— Begin DATA SECTION —
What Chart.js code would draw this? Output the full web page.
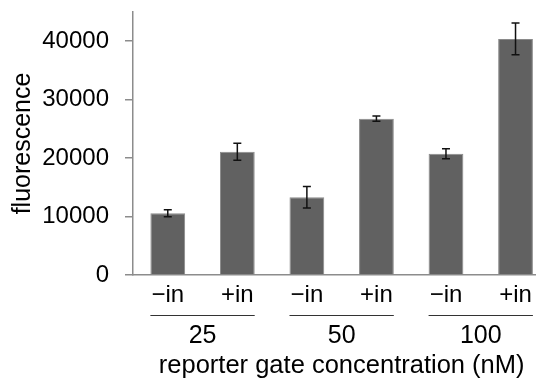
<!DOCTYPE html>
<html>
<head>
<meta charset="utf-8">
<script src="https://cdn.jsdelivr.net/npm/chart.js@4"></script>
<style>
  html, body { margin: 0; padding: 0; background: #fff; }
  #wrap { width: 542px; height: 379px; }
</style>
</head>
<body>
<div id="wrap"><canvas id="fluoChart" width="542" height="379"></canvas></div>
<script>
// bars: -in / +in for each reporter gate concentration
const barLabels = ['\u2212in', '+in', '\u2212in', '+in', '\u2212in', '+in'];
const groupLabels = ['25', '50', '100'];
const xTitle = 'reporter gate concentration (nM)';
const fluorescence = [10550, 21100, 13300, 26750, 20750, 40400];
const errors = [600, 1450, 1850, 450, 850, 2700];
const yTicks = [0, 10000, 20000, 30000, 40000];
const xPositions = barLabels.map((_, i) => i);

const FONT = "Arial, 'Liberation Sans', sans-serif";

// error bars on top of each bar
const errorBarPlugin = {
    id: 'errorBars',
    afterDatasetsDraw(chart) {
        const ctx = chart.ctx;
        const x = chart.scales.x, y = chart.scales.y;
        ctx.save();
        ctx.strokeStyle = '#111';
        ctx.lineWidth = 1.5;
        fluorescence.forEach((v, i) => {
            const px = x.getPixelForValue(xPositions[i]);
            const top = y.getPixelForValue(v + errors[i]);
            const bot = y.getPixelForValue(v - errors[i]);
            ctx.beginPath();
            ctx.moveTo(px, top); ctx.lineTo(px, bot);
            ctx.moveTo(px - 4, top); ctx.lineTo(px + 4, top);
            ctx.moveTo(px - 4, bot); ctx.lineTo(px + 4, bot);
            ctx.stroke();
        });
        ctx.restore();
    }
};

// group underline + concentration labels + axis title centred under the bars
const groupPlugin = {
    id: 'groups',
    afterDraw(chart) {
        const ctx = chart.ctx;
        const meta = chart.getDatasetMeta(0);
        const base = chart.chartArea.bottom;
        ctx.save();
        ctx.strokeStyle = '#333';
        ctx.lineWidth = 1;
        ctx.fillStyle = '#000';
        ctx.font = '25px ' + FONT;
        ctx.textAlign = 'center';
        ctx.textBaseline = 'middle';
        groupLabels.forEach((g, k) => {
            const a = meta.data[2 * k], b = meta.data[2 * k + 1];
            const left = a.x - a.width / 2, right = b.x + b.width / 2;
            ctx.beginPath();
            ctx.moveTo(left, base + 40.5);
            ctx.lineTo(right, base + 40.5);
            ctx.stroke();
            ctx.fillText(g, (left + right) / 2, base + 61);
        });
        const first = meta.data[0], last = meta.data[meta.data.length - 1];
        const mid = ((first.x - first.width / 2) + (last.x + last.width / 2)) / 2;
        ctx.font = '25.5px ' + FONT;
        ctx.fillText(xTitle, mid, base + 91);
        ctx.restore();
    }
};

new Chart(document.getElementById('fluoChart'), {
    type: 'bar',
    data: {
        datasets: [{
            data: fluorescence.map((v, i) => ({ x: xPositions[i], y: v })),
            backgroundColor: '#616161',
            borderColor: '#8a8a8a',
            borderWidth: 1,
            categoryPercentage: 1,
            barPercentage: 0.5
        }]
    },
    options: {
        responsive: false,
        animation: false,
        layout: { padding: { left: 0, right: 7, top: 0, bottom: 0 } },
        plugins: { legend: { display: false }, tooltip: { enabled: false } },
        scales: {
            x: {
                type: 'linear',
                min: -0.5,
                max: 5.28,
                offset: false,
                afterBuildTicks: s => { s.ticks = xPositions.map(v => ({ value: v })); },
                afterFit: s => { s.height = 104; },
                ticks: {
                    callback: v => barLabels[v],
                    color: '#000',
                    font: { family: FONT, size: 24 },
                    padding: 6,
                    maxRotation: 0,
                    autoSkip: false
                },
                grid: { display: false, drawTicks: false },
                border: { color: '#8c8c8c', width: 1.5 }
            },
            y: {
                min: 0,
                max: 45000,
                afterBuildTicks: s => { s.ticks = yTicks.map(v => ({ value: v })); },
                afterFit: s => { s.width = 133; s.paddingTop = 12; },
                ticks: {
                    callback: v => String(v),
                    color: '#000',
                    font: { family: FONT, size: 24 },
                    padding: 16
                },
                grid: { display: true, drawOnChartArea: false, tickLength: 8, color: '#8c8c8c', lineWidth: 1.5 },
                border: { color: '#8c8c8c', width: 1.5 },
                title: {
                    display: true,
                    text: 'fluorescence',
                    color: '#000',
                    font: { family: FONT, size: 25 },
                    padding: { top: 8, bottom: 4 }
                }
            }
        }
    },
    plugins: [errorBarPlugin, groupPlugin]
});
</script>
</body>
</html>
— End DATA SECTION —
- DIRECTION
Go through the listing above and write it all out exactly, leaving out any picture.

- EXERCISE RESULT
What Chart.js code would draw this? Output the full web page.
<!DOCTYPE html>
<html>
<head>
<meta charset="utf-8">
<script src="https://cdn.jsdelivr.net/npm/chart.js@4"></script>
<style>
  html, body { margin: 0; padding: 0; background: #fff; }
  #wrap { width: 542px; height: 379px; }
</style>
</head>
<body>
<div id="wrap"><canvas id="fluoChart" width="542" height="379"></canvas></div>
<script>
// bars: -in / +in for each reporter gate concentration
const barLabels = ['\u2212in', '+in', '\u2212in', '+in', '\u2212in', '+in'];
const groupLabels = ['25', '50', '100'];
const xTitle = 'reporter gate concentration (nM)';
const fluorescence = [10550, 21100, 13300, 26750, 20750, 40400];
const errors = [600, 1450, 1850, 450, 850, 2700];
const yTicks = [0, 10000, 20000, 30000, 40000];
const xPositions = barLabels.map((_, i) => i);

const FONT = "Arial, 'Liberation Sans', sans-serif";

// error bars on top of each bar
const errorBarPlugin = {
    id: 'errorBars',
    afterDatasetsDraw(chart) {
        const ctx = chart.ctx;
        const x = chart.scales.x, y = chart.scales.y;
        ctx.save();
        ctx.strokeStyle = '#111';
        ctx.lineWidth = 1.5;
        fluorescence.forEach((v, i) => {
            const px = x.getPixelForValue(xPositions[i]);
            const top = y.getPixelForValue(v + errors[i]);
            const bot = y.getPixelForValue(v - errors[i]);
            ctx.beginPath();
            ctx.moveTo(px, top); ctx.lineTo(px, bot);
            ctx.moveTo(px - 4, top); ctx.lineTo(px + 4, top);
            ctx.moveTo(px - 4, bot); ctx.lineTo(px + 4, bot);
            ctx.stroke();
        });
        ctx.restore();
    }
};

// group underline + concentration labels + axis title centred under the bars
const groupPlugin = {
    id: 'groups',
    afterDraw(chart) {
        const ctx = chart.ctx;
        const meta = chart.getDatasetMeta(0);
        const base = chart.chartArea.bottom;
        ctx.save();
        ctx.strokeStyle = '#333';
        ctx.lineWidth = 1;
        ctx.fillStyle = '#000';
        ctx.font = '25px ' + FONT;
        ctx.textAlign = 'center';
        ctx.textBaseline = 'middle';
        groupLabels.forEach((g, k) => {
            const a = meta.data[2 * k], b = meta.data[2 * k + 1];
            const left = a.x - a.width / 2, right = b.x + b.width / 2;
            ctx.beginPath();
            ctx.moveTo(left, base + 40.5);
            ctx.lineTo(right, base + 40.5);
            ctx.stroke();
            ctx.fillText(g, (left + right) / 2, base + 61);
        });
        const first = meta.data[0], last = meta.data[meta.data.length - 1];
        const mid = ((first.x - first.width / 2) + (last.x + last.width / 2)) / 2;
        ctx.font = '25.5px ' + FONT;
        ctx.fillText(xTitle, mid, base + 91);
        ctx.restore();
    }
};

new Chart(document.getElementById('fluoChart'), {
    type: 'bar',
    data: {
        datasets: [{
            data: fluorescence.map((v, i) => ({ x: xPositions[i], y: v })),
            backgroundColor: '#616161',
            borderColor: '#8a8a8a',
            borderWidth: 1,
            categoryPercentage: 1,
            barPercentage: 0.5
        }]
    },
    options: {
        responsive: false,
        animation: false,
        layout: { padding: { left: 0, right: 7, top: 0, bottom: 0 } },
        plugins: { legend: { display: false }, tooltip: { enabled: false } },
        scales: {
            x: {
                type: 'linear',
                min: -0.5,
                max: 5.28,
                offset: false,
                afterBuildTicks: s => { s.ticks = xPositions.map(v => ({ value: v })); },
                afterFit: s => { s.height = 104; },
                ticks: {
                    callback: v => barLabels[v],
                    color: '#000',
                    font: { family: FONT, size: 24 },
                    padding: 6,
                    maxRotation: 0,
                    autoSkip: false
                },
                grid: { display: false, drawTicks: false },
                border: { color: '#8c8c8c', width: 1.5 }
            },
            y: {
                min: 0,
                max: 45000,
                afterBuildTicks: s => { s.ticks = yTicks.map(v => ({ value: v })); },
                afterFit: s => { s.width = 133; s.paddingTop = 12; },
                ticks: {
                    callback: v => String(v),
                    color: '#000',
                    font: { family: FONT, size: 24 },
                    padding: 16
                },
                grid: { display: true, drawOnChartArea: false, tickLength: 8, color: '#8c8c8c', lineWidth: 1.5 },
                border: { color: '#8c8c8c', width: 1.5 },
                title: {
                    display: true,
                    text: 'fluorescence',
                    color: '#000',
                    font: { family: FONT, size: 25 },
                    padding: { top: 8, bottom: 4 }
                }
            }
        }
    },
    plugins: [errorBarPlugin, groupPlugin]
});
</script>
</body>
</html>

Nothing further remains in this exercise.